> SHORT TASK
Transcribe the material verbatim in full; the pictures do not belong in the copy.
─── PROVIDED MATERIAL
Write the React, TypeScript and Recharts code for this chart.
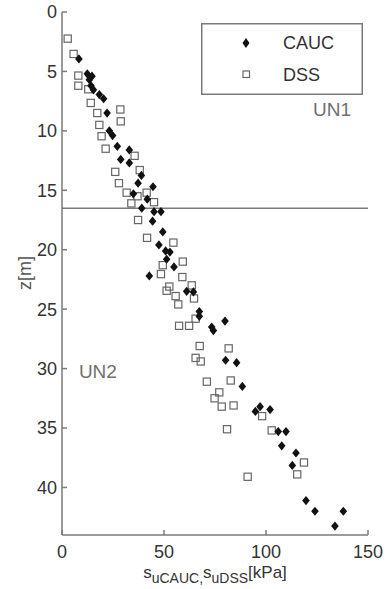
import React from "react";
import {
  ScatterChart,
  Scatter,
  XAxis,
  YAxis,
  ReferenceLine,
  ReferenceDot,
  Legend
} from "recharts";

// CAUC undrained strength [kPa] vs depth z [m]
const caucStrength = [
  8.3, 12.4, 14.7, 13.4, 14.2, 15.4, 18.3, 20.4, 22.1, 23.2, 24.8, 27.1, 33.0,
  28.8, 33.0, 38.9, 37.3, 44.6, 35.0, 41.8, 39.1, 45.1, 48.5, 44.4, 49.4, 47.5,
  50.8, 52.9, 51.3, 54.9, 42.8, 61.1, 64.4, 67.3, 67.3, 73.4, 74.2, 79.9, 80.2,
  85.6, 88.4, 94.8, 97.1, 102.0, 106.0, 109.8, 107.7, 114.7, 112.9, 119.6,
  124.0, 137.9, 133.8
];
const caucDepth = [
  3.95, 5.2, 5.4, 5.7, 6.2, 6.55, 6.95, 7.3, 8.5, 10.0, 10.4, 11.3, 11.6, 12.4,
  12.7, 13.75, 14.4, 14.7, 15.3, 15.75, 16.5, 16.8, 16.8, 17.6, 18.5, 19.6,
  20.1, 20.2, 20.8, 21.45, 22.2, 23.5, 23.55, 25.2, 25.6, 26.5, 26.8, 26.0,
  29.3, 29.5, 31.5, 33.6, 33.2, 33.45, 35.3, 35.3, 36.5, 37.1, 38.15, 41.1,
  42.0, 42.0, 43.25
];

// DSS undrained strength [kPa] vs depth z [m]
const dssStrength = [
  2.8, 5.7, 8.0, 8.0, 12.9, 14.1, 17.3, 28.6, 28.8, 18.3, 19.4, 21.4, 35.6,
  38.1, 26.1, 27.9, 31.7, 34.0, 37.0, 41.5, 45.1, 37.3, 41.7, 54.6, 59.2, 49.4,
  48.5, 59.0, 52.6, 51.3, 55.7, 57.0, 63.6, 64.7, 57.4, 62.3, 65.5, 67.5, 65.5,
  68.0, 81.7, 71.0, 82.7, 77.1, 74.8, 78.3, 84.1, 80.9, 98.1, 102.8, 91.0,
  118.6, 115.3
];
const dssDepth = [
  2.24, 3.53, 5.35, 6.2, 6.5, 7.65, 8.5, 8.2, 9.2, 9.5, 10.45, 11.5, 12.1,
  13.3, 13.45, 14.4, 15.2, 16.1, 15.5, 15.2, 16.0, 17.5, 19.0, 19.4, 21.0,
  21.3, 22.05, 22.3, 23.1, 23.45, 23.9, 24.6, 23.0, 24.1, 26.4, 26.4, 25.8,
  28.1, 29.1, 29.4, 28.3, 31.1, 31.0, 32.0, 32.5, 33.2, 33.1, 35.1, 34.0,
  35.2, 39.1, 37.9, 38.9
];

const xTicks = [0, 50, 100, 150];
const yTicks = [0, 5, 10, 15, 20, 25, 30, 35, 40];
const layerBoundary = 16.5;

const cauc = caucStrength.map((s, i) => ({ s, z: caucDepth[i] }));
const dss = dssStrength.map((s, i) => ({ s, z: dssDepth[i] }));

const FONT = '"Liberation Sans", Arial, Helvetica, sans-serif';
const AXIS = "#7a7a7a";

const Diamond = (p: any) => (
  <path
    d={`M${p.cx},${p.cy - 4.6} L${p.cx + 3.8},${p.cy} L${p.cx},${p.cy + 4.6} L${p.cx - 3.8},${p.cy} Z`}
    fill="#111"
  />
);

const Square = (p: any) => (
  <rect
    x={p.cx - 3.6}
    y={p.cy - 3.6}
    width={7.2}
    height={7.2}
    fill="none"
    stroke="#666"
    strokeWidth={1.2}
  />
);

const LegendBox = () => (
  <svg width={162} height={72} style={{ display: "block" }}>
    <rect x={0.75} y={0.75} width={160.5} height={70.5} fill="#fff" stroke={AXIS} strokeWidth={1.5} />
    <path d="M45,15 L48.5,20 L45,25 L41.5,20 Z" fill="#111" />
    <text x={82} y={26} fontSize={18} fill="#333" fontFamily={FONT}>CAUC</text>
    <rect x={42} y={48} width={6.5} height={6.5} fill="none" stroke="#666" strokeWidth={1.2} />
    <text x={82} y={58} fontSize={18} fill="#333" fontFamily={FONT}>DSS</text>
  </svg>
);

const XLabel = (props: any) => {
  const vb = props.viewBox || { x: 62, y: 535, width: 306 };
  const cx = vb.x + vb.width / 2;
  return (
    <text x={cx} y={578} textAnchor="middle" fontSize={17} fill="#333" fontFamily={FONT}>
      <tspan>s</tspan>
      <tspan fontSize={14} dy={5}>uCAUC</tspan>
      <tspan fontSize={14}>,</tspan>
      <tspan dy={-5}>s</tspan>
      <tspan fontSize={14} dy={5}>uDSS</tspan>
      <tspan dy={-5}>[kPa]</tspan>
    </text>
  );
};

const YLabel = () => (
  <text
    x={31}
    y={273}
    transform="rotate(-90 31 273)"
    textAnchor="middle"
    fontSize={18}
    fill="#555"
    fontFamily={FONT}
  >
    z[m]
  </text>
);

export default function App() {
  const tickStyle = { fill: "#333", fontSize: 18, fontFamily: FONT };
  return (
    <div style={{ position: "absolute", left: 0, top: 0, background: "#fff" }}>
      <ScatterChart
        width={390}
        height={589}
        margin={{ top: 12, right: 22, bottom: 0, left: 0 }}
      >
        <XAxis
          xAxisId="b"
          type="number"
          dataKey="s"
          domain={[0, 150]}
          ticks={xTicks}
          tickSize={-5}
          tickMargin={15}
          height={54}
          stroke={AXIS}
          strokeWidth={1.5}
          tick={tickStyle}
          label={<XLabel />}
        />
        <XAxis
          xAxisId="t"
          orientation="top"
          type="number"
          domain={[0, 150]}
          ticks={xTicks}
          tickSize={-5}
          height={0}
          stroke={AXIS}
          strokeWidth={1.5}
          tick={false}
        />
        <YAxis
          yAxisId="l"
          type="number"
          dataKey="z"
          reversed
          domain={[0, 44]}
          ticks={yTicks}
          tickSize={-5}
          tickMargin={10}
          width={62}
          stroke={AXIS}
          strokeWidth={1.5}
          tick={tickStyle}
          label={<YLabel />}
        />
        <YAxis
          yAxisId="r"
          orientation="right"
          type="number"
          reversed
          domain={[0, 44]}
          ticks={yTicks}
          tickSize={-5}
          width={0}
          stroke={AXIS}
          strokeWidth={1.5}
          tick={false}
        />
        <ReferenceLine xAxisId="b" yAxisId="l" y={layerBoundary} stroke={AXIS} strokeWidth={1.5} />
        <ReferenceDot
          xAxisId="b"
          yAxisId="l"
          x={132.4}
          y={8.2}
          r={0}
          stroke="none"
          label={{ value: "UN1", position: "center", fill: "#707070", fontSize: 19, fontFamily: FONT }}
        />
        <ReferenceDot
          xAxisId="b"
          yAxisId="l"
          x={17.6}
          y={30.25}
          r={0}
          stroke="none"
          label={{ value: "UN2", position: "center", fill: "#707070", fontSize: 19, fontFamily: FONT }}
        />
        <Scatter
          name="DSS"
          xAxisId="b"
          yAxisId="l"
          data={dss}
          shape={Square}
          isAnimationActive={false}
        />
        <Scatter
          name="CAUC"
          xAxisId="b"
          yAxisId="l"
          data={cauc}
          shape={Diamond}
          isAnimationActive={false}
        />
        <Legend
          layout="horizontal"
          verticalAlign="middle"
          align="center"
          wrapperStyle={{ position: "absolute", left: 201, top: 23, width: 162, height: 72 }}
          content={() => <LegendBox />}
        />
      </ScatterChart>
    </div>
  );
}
──────
> REPLY
Write the React, TypeScript and Recharts code for this chart.
import React from "react";
import {
  ScatterChart,
  Scatter,
  XAxis,
  YAxis,
  ReferenceLine,
  ReferenceDot,
  Legend
} from "recharts";

// CAUC undrained strength [kPa] vs depth z [m]
const caucStrength = [
  8.3, 12.4, 14.7, 13.4, 14.2, 15.4, 18.3, 20.4, 22.1, 23.2, 24.8, 27.1, 33.0,
  28.8, 33.0, 38.9, 37.3, 44.6, 35.0, 41.8, 39.1, 45.1, 48.5, 44.4, 49.4, 47.5,
  50.8, 52.9, 51.3, 54.9, 42.8, 61.1, 64.4, 67.3, 67.3, 73.4, 74.2, 79.9, 80.2,
  85.6, 88.4, 94.8, 97.1, 102.0, 106.0, 109.8, 107.7, 114.7, 112.9, 119.6,
  124.0, 137.9, 133.8
];
const caucDepth = [
  3.95, 5.2, 5.4, 5.7, 6.2, 6.55, 6.95, 7.3, 8.5, 10.0, 10.4, 11.3, 11.6, 12.4,
  12.7, 13.75, 14.4, 14.7, 15.3, 15.75, 16.5, 16.8, 16.8, 17.6, 18.5, 19.6,
  20.1, 20.2, 20.8, 21.45, 22.2, 23.5, 23.55, 25.2, 25.6, 26.5, 26.8, 26.0,
  29.3, 29.5, 31.5, 33.6, 33.2, 33.45, 35.3, 35.3, 36.5, 37.1, 38.15, 41.1,
  42.0, 42.0, 43.25
];

// DSS undrained strength [kPa] vs depth z [m]
const dssStrength = [
  2.8, 5.7, 8.0, 8.0, 12.9, 14.1, 17.3, 28.6, 28.8, 18.3, 19.4, 21.4, 35.6,
  38.1, 26.1, 27.9, 31.7, 34.0, 37.0, 41.5, 45.1, 37.3, 41.7, 54.6, 59.2, 49.4,
  48.5, 59.0, 52.6, 51.3, 55.7, 57.0, 63.6, 64.7, 57.4, 62.3, 65.5, 67.5, 65.5,
  68.0, 81.7, 71.0, 82.7, 77.1, 74.8, 78.3, 84.1, 80.9, 98.1, 102.8, 91.0,
  118.6, 115.3
];
const dssDepth = [
  2.24, 3.53, 5.35, 6.2, 6.5, 7.65, 8.5, 8.2, 9.2, 9.5, 10.45, 11.5, 12.1,
  13.3, 13.45, 14.4, 15.2, 16.1, 15.5, 15.2, 16.0, 17.5, 19.0, 19.4, 21.0,
  21.3, 22.05, 22.3, 23.1, 23.45, 23.9, 24.6, 23.0, 24.1, 26.4, 26.4, 25.8,
  28.1, 29.1, 29.4, 28.3, 31.1, 31.0, 32.0, 32.5, 33.2, 33.1, 35.1, 34.0,
  35.2, 39.1, 37.9, 38.9
];

const xTicks = [0, 50, 100, 150];
const yTicks = [0, 5, 10, 15, 20, 25, 30, 35, 40];
const layerBoundary = 16.5;

const cauc = caucStrength.map((s, i) => ({ s, z: caucDepth[i] }));
const dss = dssStrength.map((s, i) => ({ s, z: dssDepth[i] }));

const FONT = '"Liberation Sans", Arial, Helvetica, sans-serif';
const AXIS = "#7a7a7a";

const Diamond = (p: any) => (
  <path
    d={`M${p.cx},${p.cy - 4.6} L${p.cx + 3.8},${p.cy} L${p.cx},${p.cy + 4.6} L${p.cx - 3.8},${p.cy} Z`}
    fill="#111"
  />
);

const Square = (p: any) => (
  <rect
    x={p.cx - 3.6}
    y={p.cy - 3.6}
    width={7.2}
    height={7.2}
    fill="none"
    stroke="#666"
    strokeWidth={1.2}
  />
);

const LegendBox = () => (
  <svg width={162} height={72} style={{ display: "block" }}>
    <rect x={0.75} y={0.75} width={160.5} height={70.5} fill="#fff" stroke={AXIS} strokeWidth={1.5} />
    <path d="M45,15 L48.5,20 L45,25 L41.5,20 Z" fill="#111" />
    <text x={82} y={26} fontSize={18} fill="#333" fontFamily={FONT}>CAUC</text>
    <rect x={42} y={48} width={6.5} height={6.5} fill="none" stroke="#666" strokeWidth={1.2} />
    <text x={82} y={58} fontSize={18} fill="#333" fontFamily={FONT}>DSS</text>
  </svg>
);

const XLabel = (props: any) => {
  const vb = props.viewBox || { x: 62, y: 535, width: 306 };
  const cx = vb.x + vb.width / 2;
  return (
    <text x={cx} y={578} textAnchor="middle" fontSize={17} fill="#333" fontFamily={FONT}>
      <tspan>s</tspan>
      <tspan fontSize={14} dy={5}>uCAUC</tspan>
      <tspan fontSize={14}>,</tspan>
      <tspan dy={-5}>s</tspan>
      <tspan fontSize={14} dy={5}>uDSS</tspan>
      <tspan dy={-5}>[kPa]</tspan>
    </text>
  );
};

const YLabel = () => (
  <text
    x={31}
    y={273}
    transform="rotate(-90 31 273)"
    textAnchor="middle"
    fontSize={18}
    fill="#555"
    fontFamily={FONT}
  >
    z[m]
  </text>
);

export default function App() {
  const tickStyle = { fill: "#333", fontSize: 18, fontFamily: FONT };
  return (
    <div style={{ position: "absolute", left: 0, top: 0, background: "#fff" }}>
      <ScatterChart
        width={390}
        height={589}
        margin={{ top: 12, right: 22, bottom: 0, left: 0 }}
      >
        <XAxis
          xAxisId="b"
          type="number"
          dataKey="s"
          domain={[0, 150]}
          ticks={xTicks}
          tickSize={-5}
          tickMargin={15}
          height={54}
          stroke={AXIS}
          strokeWidth={1.5}
          tick={tickStyle}
          label={<XLabel />}
        />
        <XAxis
          xAxisId="t"
          orientation="top"
          type="number"
          domain={[0, 150]}
          ticks={xTicks}
          tickSize={-5}
          height={0}
          stroke={AXIS}
          strokeWidth={1.5}
          tick={false}
        />
        <YAxis
          yAxisId="l"
          type="number"
          dataKey="z"
          reversed
          domain={[0, 44]}
          ticks={yTicks}
          tickSize={-5}
          tickMargin={10}
          width={62}
          stroke={AXIS}
          strokeWidth={1.5}
          tick={tickStyle}
          label={<YLabel />}
        />
        <YAxis
          yAxisId="r"
          orientation="right"
          type="number"
          reversed
          domain={[0, 44]}
          ticks={yTicks}
          tickSize={-5}
          width={0}
          stroke={AXIS}
          strokeWidth={1.5}
          tick={false}
        />
        <ReferenceLine xAxisId="b" yAxisId="l" y={layerBoundary} stroke={AXIS} strokeWidth={1.5} />
        <ReferenceDot
          xAxisId="b"
          yAxisId="l"
          x={132.4}
          y={8.2}
          r={0}
          stroke="none"
          label={{ value: "UN1", position: "center", fill: "#707070", fontSize: 19, fontFamily: FONT }}
        />
        <ReferenceDot
          xAxisId="b"
          yAxisId="l"
          x={17.6}
          y={30.25}
          r={0}
          stroke="none"
          label={{ value: "UN2", position: "center", fill: "#707070", fontSize: 19, fontFamily: FONT }}
        />
        <Scatter
          name="DSS"
          xAxisId="b"
          yAxisId="l"
          data={dss}
          shape={Square}
          isAnimationActive={false}
        />
        <Scatter
          name="CAUC"
          xAxisId="b"
          yAxisId="l"
          data={cauc}
          shape={Diamond}
          isAnimationActive={false}
        />
        <Legend
          layout="horizontal"
          verticalAlign="middle"
          align="center"
          wrapperStyle={{ position: "absolute", left: 201, top: 23, width: 162, height: 72 }}
          content={() => <LegendBox />}
        />
      </ScatterChart>
    </div>
  );
}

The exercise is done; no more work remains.